Alex O’Connor recently argued on The Diary of a CEO that if Adam and Eve didn’t yet have the “knowledge of good and evil,” then they couldn’t have known it was wrong to eat from the tree. Tim Barnett explains where this supposed contradiction goes wrong.
Transcript
Tim: Alex O’Connor recently raised an interesting challenge to Christianity on The Diary of a CEO podcast. Have a listen.
Alex: She did something immoral?
Greg: Yeah. She disobeyed God.
Alex: And what did she eat from the tree of the knowledge of good and evil? So, she ate from the tree of the knowledge of good and evil, implying that, before she ate of it, she didn’t have a knowledge of good and evil. How could she have done something immoral before she ate it?
Greg: This goes to a connection to my view, so, I just need to clarify this.
Alex: You understand what I’m saying, right?
Greg: Yeah. I understand. I’m entirely sure.
Alex: If she hasn’t eaten from the tree of the knowledge of good and evil, she doesn’t know good and evil. So, how does she know that it’s evil if she hadn’t yet eaten from the knowledge of good and evil?
Tim: Here’s the challenge. How can Adam and Eve be faulted for doing evil if they had no knowledge of good and evil? After all, God says it’s wrong to eat from the tree, but they can’t know it’s wrong to eat from the tree until after they’ve already eaten from the tree. You see the problem? But this contradiction only appears if you take the phrase “knowledge of good and evil” in a very narrow way. In fact, I want to show you that Alex’s interpretation creates a contradiction that really isn’t there.
On Alex’s view, eating from the tree gives you a divine intellectual download of moral facts that you didn’t have before. But is this really what the tree is all about? Let’s take a look.
First, the context implies Adam and Eve already had some awareness of right and wrong. In chapter 2, God gives the command “You shall not eat.” This is a moral prohibition, but a prohibition assumes they had some moral awareness. Obeying God is good. Disobeying God is bad. Notice, however, on Alex’s interpretation, we’re supposed to believe that God gave Adam and Eve a moral command that they couldn’t possibly understand. I don’t think that’s a charitable reading.
Furthermore, Eve is already discerning or evaluating good from bad. In Genesis 3:6. It says, “When the woman saw that the tree was good for food, and that it was a delight to the eyes....” So, she at least has some moral awareness that the tree is good and not bad.
But Tim, that’s not referring to moral goodness. Well, that leads to the second point.
Second, eating from the tree of the knowledge of good and evil means more than an intellectual download about what’s morally good and what’s morally evil. In fact, the Hebrew words “tov” (good) and “ra” (bad) have a much broader meaning than simply moral goodness and moral evil. For example, a fig could be called tov (good) or ra (bad), but that doesn’t mean it’s morally evil.

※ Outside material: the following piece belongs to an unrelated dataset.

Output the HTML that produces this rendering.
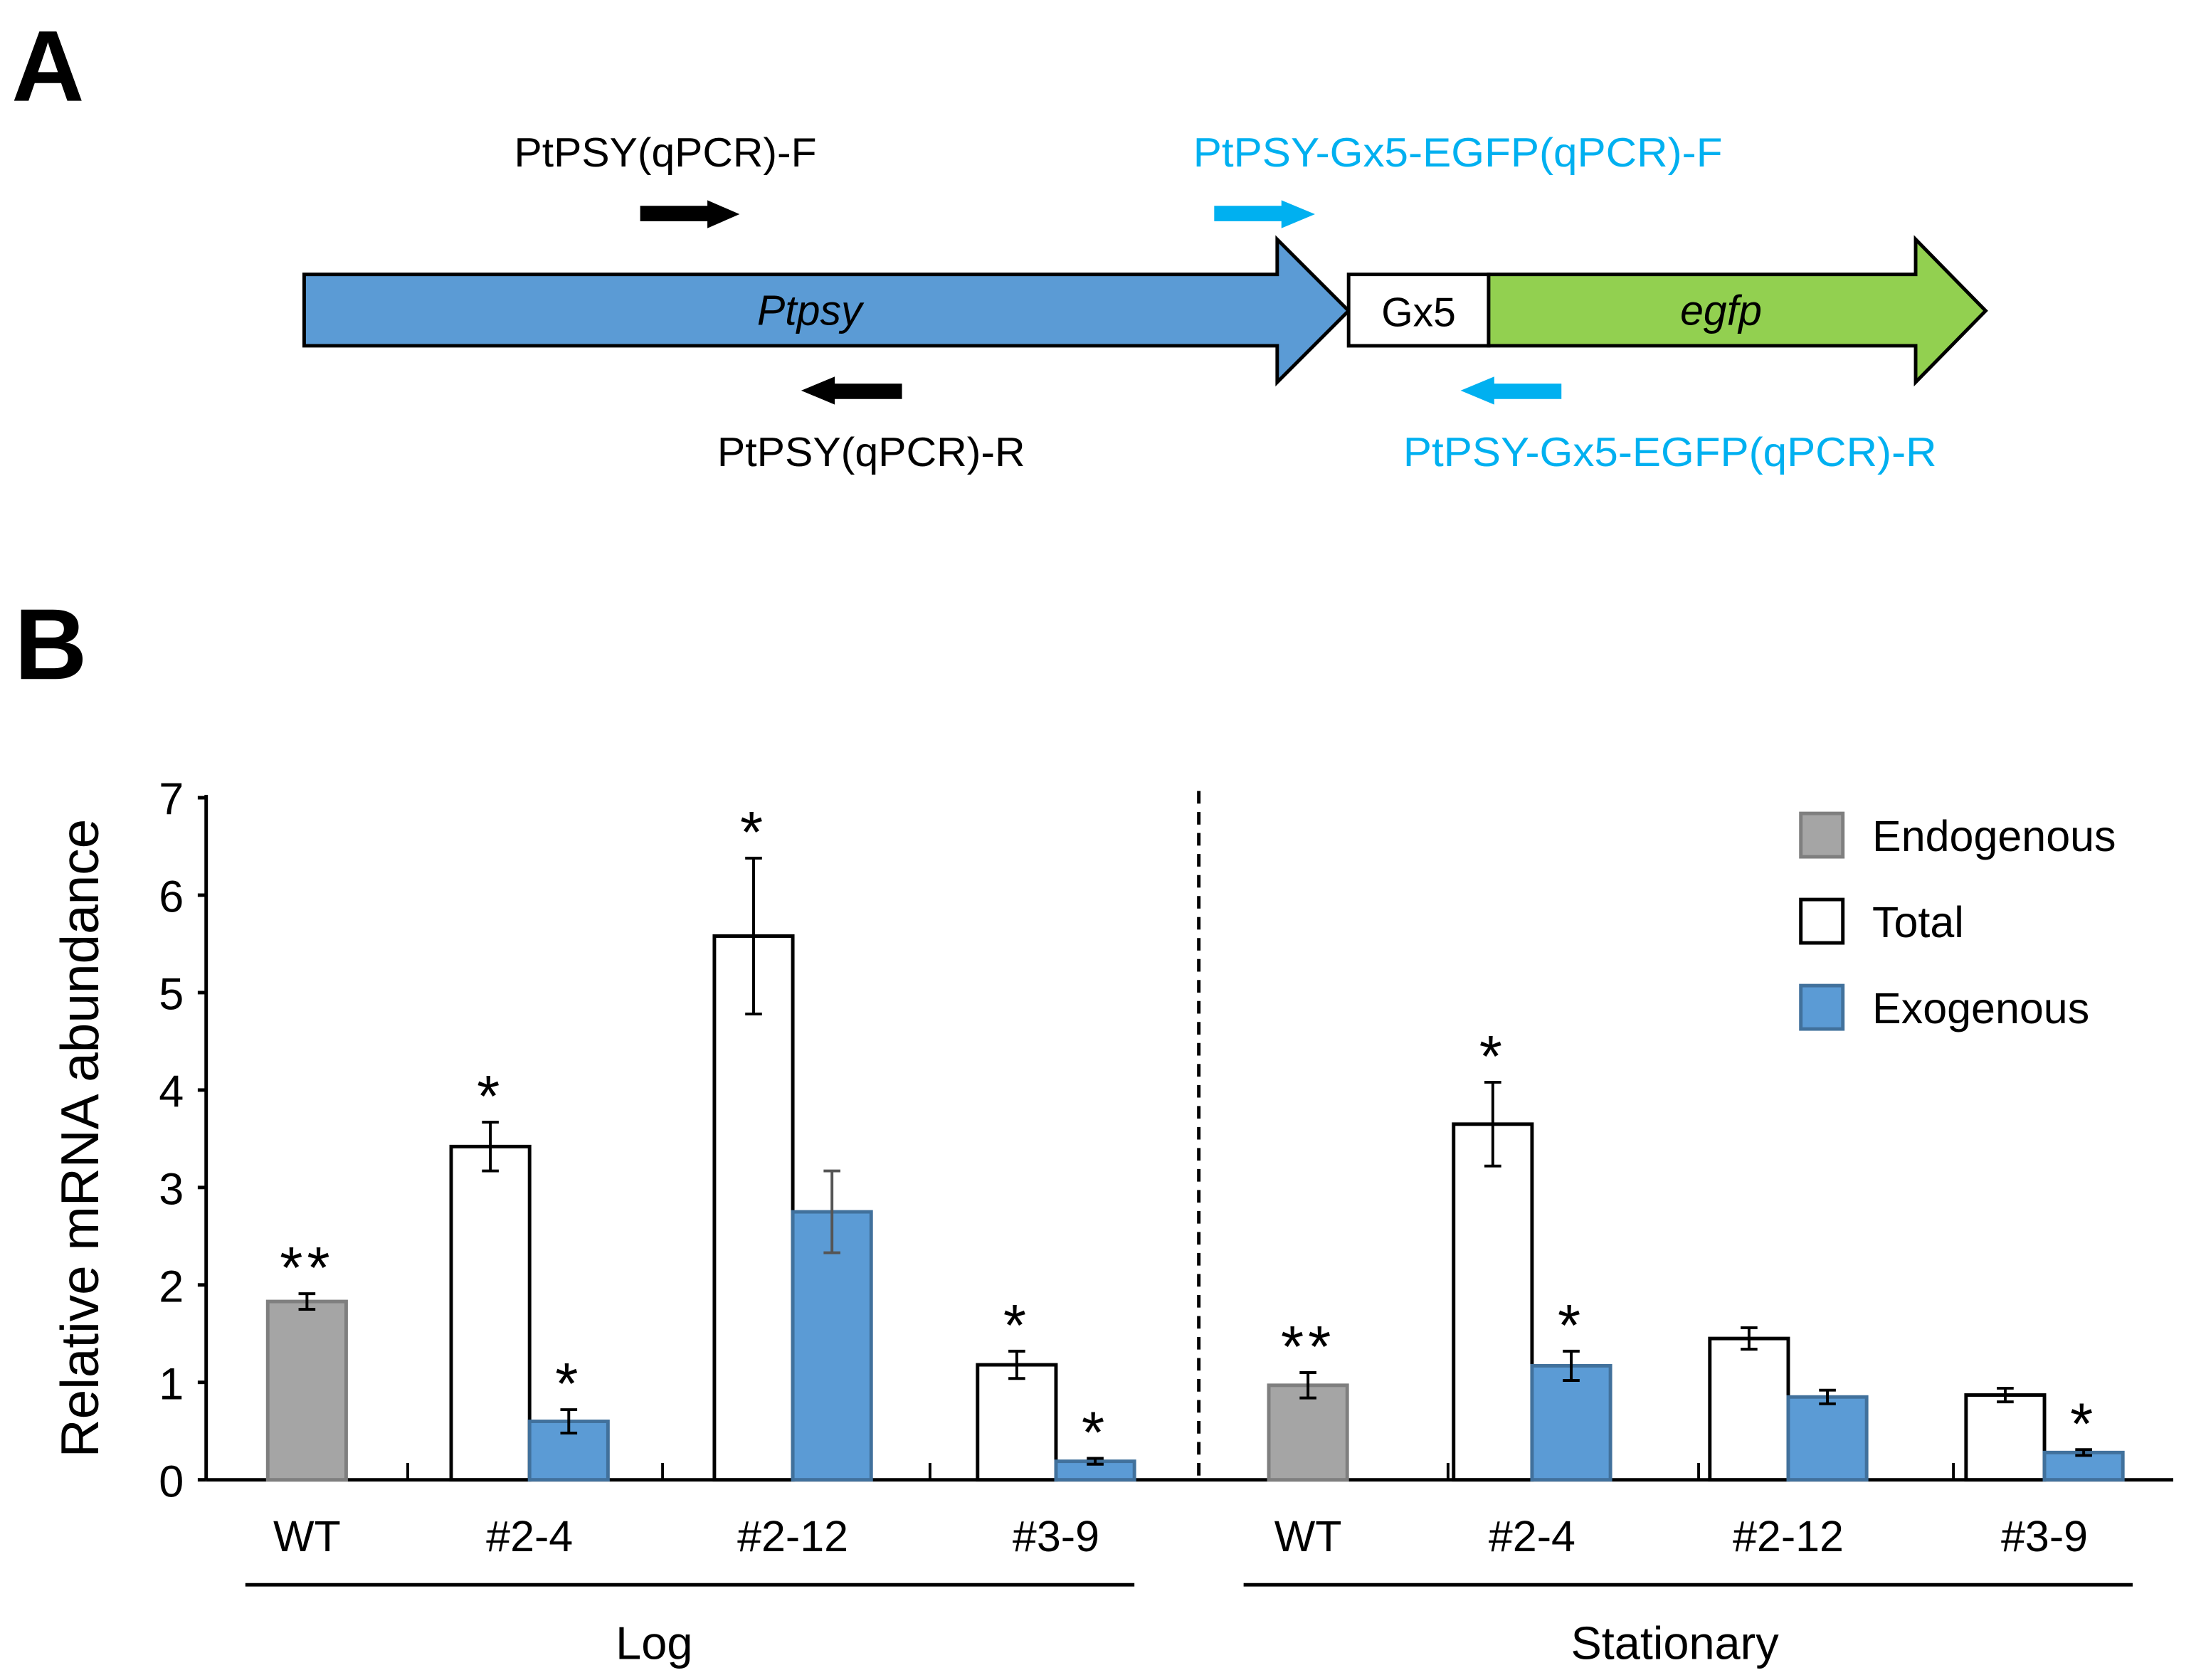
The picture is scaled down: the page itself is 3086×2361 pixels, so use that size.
<!DOCTYPE html>
<html><head><meta charset="utf-8"><style>
html,body{margin:0;padding:0;background:#fff}
svg{display:block}
text{font-family:"Liberation Sans",sans-serif}
</style></head><body>
<svg id="fig" width="3086" height="2361" viewBox="0 0 1568 1200" xmlns="http://www.w3.org/2000/svg">
<g>
<text x="8" y="72" font-size="72" font-weight="bold">A</text>
<text x="367" y="119" font-size="29" textLength="216" lengthAdjust="spacingAndGlyphs">PtPSY(qPCR)-F</text>
<text x="852" y="119" font-size="29" fill="#00b0f0" textLength="378" lengthAdjust="spacingAndGlyphs">PtPSY-Gx5-EGFP(qPCR)-F</text>
<text x="512" y="333" font-size="29" textLength="220" lengthAdjust="spacingAndGlyphs">PtPSY(qPCR)-R</text>
<text x="1002" y="333" font-size="29" fill="#00b0f0" textLength="381" lengthAdjust="spacingAndGlyphs">PtPSY-Gx5-EGFP(qPCR)-R</text>
<polygon points="457,147 505,147 505,143 528,153 505,163 505,158 457,158" fill="#000"/>
<polygon points="867,147 915,147 915,143 939,153 915,163 915,158 867,158" fill="#00b0f0"/>
<polygon points="644,274 596,274 596,269 572,279 596,289 596,285 644,285" fill="#000"/>
<polygon points="1115,274 1067,274 1067,269 1043,279 1067,289 1067,285 1115,285" fill="#00b0f0"/>
<polygon points="217,196 912,196 912,171 963,222 912,273 912,247 217,247" fill="#5b9bd5" stroke="#000" stroke-width="2.5"/>
<text x="578" y="232" font-size="30" font-style="italic" text-anchor="middle">Ptpsy</text>
<rect x="963" y="196" width="100" height="51" fill="#fff" stroke="#000" stroke-width="2.5"/>
<text x="1013" y="233" font-size="29" text-anchor="middle">Gx5</text>
<polygon points="1063,196 1368,196 1368,171 1418,222 1368,273 1368,247 1063,247" fill="#92d050" stroke="#000" stroke-width="2.5"/>
<text x="1229" y="232" font-size="30" font-style="italic" text-anchor="middle">egfp</text>
</g>
<text x="10" y="485" font-size="72" font-weight="bold">B</text>
<g id="chart"></g>
</svg>
<script>
const categories = ["WT","#2-4","#2-12","#3-9","WT","#2-4","#2-12","#3-9"];
const phases = ["Log","Stationary"];
const endogenous = [1.83,null,null,null,0.97,null,null,null];
const endogenousErr = [0.08,null,null,null,0.13,null,null,null];
const total = [null,3.42,5.58,1.18,null,3.65,1.45,0.87];
const totalErr = [null,0.25,0.8,0.14,null,0.43,0.11,0.07];
const exogenous = [null,0.6,2.75,0.19,null,1.17,0.85,0.28];
const exogenousErr = [null,0.12,0.42,0.03,null,0.15,0.07,0.03];
const endoStars = ["**","","","","**","","",""];
const totalStars = ["","*","*","*","","*","",""];
const exoStars = ["","*","","*","","*","","*"];
const yTicks = [0,1,2,3,4,5,6,7];
const legendLabels = ["Endogenous","Total","Exogenous"];

const NS="http://www.w3.org/2000/svg";
const g=document.getElementById('chart');
const Y0=1057, PER=69.6, AX=147, AXEND=1552, BW=56;
function y(v){return Y0-v*PER;}
function xc(i){ if(i<4) return i===0?219:378+188*(i-1); const k=i-4; return k===0?934:1094+183*(k-1); }
function mk(tag,attrs,name,parent){const e=document.createElementNS(NS,tag);for(const k in attrs)e.setAttribute(k,attrs[k]);(parent||g).appendChild(e);return e;}

mk('line',{x1:AX,y1:y(7)-2,x2:AX,y2:Y0,stroke:'#000','stroke-width':2.5},'y-axis');
mk('line',{x1:AX,y1:Y0,x2:AXEND,y2:Y0,stroke:'#000','stroke-width':2.5},'x-axis');
yTicks.forEach(t=>{
  mk('line',{x1:AX-6,y1:y(t),x2:AX,y2:y(t),stroke:'#000','stroke-width':2.5},'y-tick');
  const tx=mk('text',{x:131,y:y(t)+12,'font-size':32,'text-anchor':'end'},'y-tick-label');
  tx.textContent=t;
});
[291,473,664,1034,1213,1395].forEach(px=>mk('line',{x1:px,y1:Y0-12,x2:px,y2:Y0,stroke:'#000','stroke-width':2},'x-group-tick'));
mk('line',{x1:856,y1:565,x2:856,y2:Y0,stroke:'#000','stroke-width':2.5,'stroke-dasharray':'9,6'},'phase-divider');
const yt=mk('text',{x:0,y:0,'font-size':38,'text-anchor':'middle',transform:'translate(70,813) rotate(-90)'},'y-axis-title');
yt.textContent='Relative mRNA abundance';

function errBar(cx,v,e,color){
  mk('line',{x1:cx,y1:y(v+e),x2:cx,y2:y(v-e),stroke:color,'stroke-width':2},'error-bar');
  mk('line',{x1:cx-6,y1:y(v+e),x2:cx+6,y2:y(v+e),stroke:color,'stroke-width':2},'error-cap');
  mk('line',{x1:cx-6,y1:y(v-e),x2:cx+6,y2:y(v-e),stroke:color,'stroke-width':2},'error-cap');
}
function star(cx,v,e,s){ if(!s) return; const t=mk('text',{x:cx,y:y(v+e)-4,'font-size':42,'text-anchor':'middle','letter-spacing':'3'},'significance-star'); t.textContent=s; }

categories.forEach((c,i)=>{
  const cx=xc(i);
  if(endogenous[i]!=null){
    const v=endogenous[i];
    mk('rect',{x:cx-BW/2,y:y(v),width:BW,height:Y0-y(v),fill:'#a5a5a5',stroke:'#7f7f7f','stroke-width':2.5},'bar-endogenous');
    errBar(cx,v,endogenousErr[i],'#000'); star(cx,v,endogenousErr[i],endoStars[i]);
  }
  if(total[i]!=null){
    const v=total[i], bx=cx-BW;
    mk('rect',{x:bx,y:y(v),width:BW,height:Y0-y(v),fill:'#fff',stroke:'#000','stroke-width':2.5},'bar-total');
    errBar(bx+BW/2,v,totalErr[i],'#000'); star(bx+BW/2,v,totalErr[i],totalStars[i]);
  }
  if(exogenous[i]!=null){
    const v=exogenous[i], bx=cx;
    mk('rect',{x:bx,y:y(v),width:BW,height:Y0-y(v),fill:'#5b9bd5',stroke:'#41719c','stroke-width':2.5},'bar-exogenous');
    errBar(bx+BW/2,v,exogenousErr[i],i===2?'#555':'#000'); star(bx+BW/2,v,exogenousErr[i],exoStars[i]);
  }
  const lb=mk('text',{x:cx,y:1108,'font-size':31,'text-anchor':'middle'},'x-category-label'); lb.textContent=c;
});
[[175,810,467],[888,1523,1196]].forEach((p,k)=>{
  mk('line',{x1:p[0],y1:1132,x2:p[1],y2:1132,stroke:'#000','stroke-width':2.5},'phase-bracket');
  const t=mk('text',{x:p[2],y:1185,'font-size':33,'text-anchor':'middle'},'phase-label'); t.textContent=phases[k];
});
const lf=[['#a5a5a5','#7f7f7f'],['#fff','#000'],['#5b9bd5','#41719c']];
legendLabels.forEach((l,k)=>{
  const top=581+k*61.5;
  mk('rect',{x:1286,y:top,width:30,height:31,fill:lf[k][0],stroke:lf[k][1],'stroke-width':2.5},'legend-swatch');
  const t=mk('text',{x:1337,y:top+27,'font-size':31},'legend-entry'); t.textContent=l;
});
</script>
</body></html>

Elsewhere in the Hebrew Bible, the phrase “knowing good and evil” points to wisdom and moral maturity, not just a basic recognition of right and wrong. For example, Solomon asked God for wisdom in 1 Kings 3. He says, “I am but a little child,” so “give your servant an understanding heart to judge your people to discern between good and evil.” So, knowing good and evil in a Hebrew sense is a sign of wisdom—something children don’t have yet. Before the fall, Adam and Eve are like little children in that sense. They are morally innocent and lacking wisdom. Remember, what entices them is that the tree was “to be desired to make one wise.” This leads to the third point.
Third, the tree of the knowledge of good and evil represents a pivotal choice. Either Adam and Eve are going to obey God and receive wisdom on God’s terms, or they’re going to disobey God and take wisdom on their terms. Proverbs 3:7 says, “Do not be wise in your own eyes; fear the Lord and turn away from evil.” Now, why does it say, “Fear the Lord”? Well, a few chapters later, Proverbs 9:10 says, “The fear of the Lord is the beginning of wisdom.” So, there are those who fear God, and there are those who don’t. Those who fear God receive God’s wisdom. Those who don’t fear God become wise in their own eyes.
So, eating from the tree of the knowledge of good and evil isn’t about some magical fruit which downloads moral knowledge. It’s so much bigger than that. It’s about whether or not Adam and Eve will trust God to attain wisdom. Will they trust and obey the only wise God, or will they disobey and try to become wise on their own terms? By the way, that same choice stands before each of us today. Which will you choose?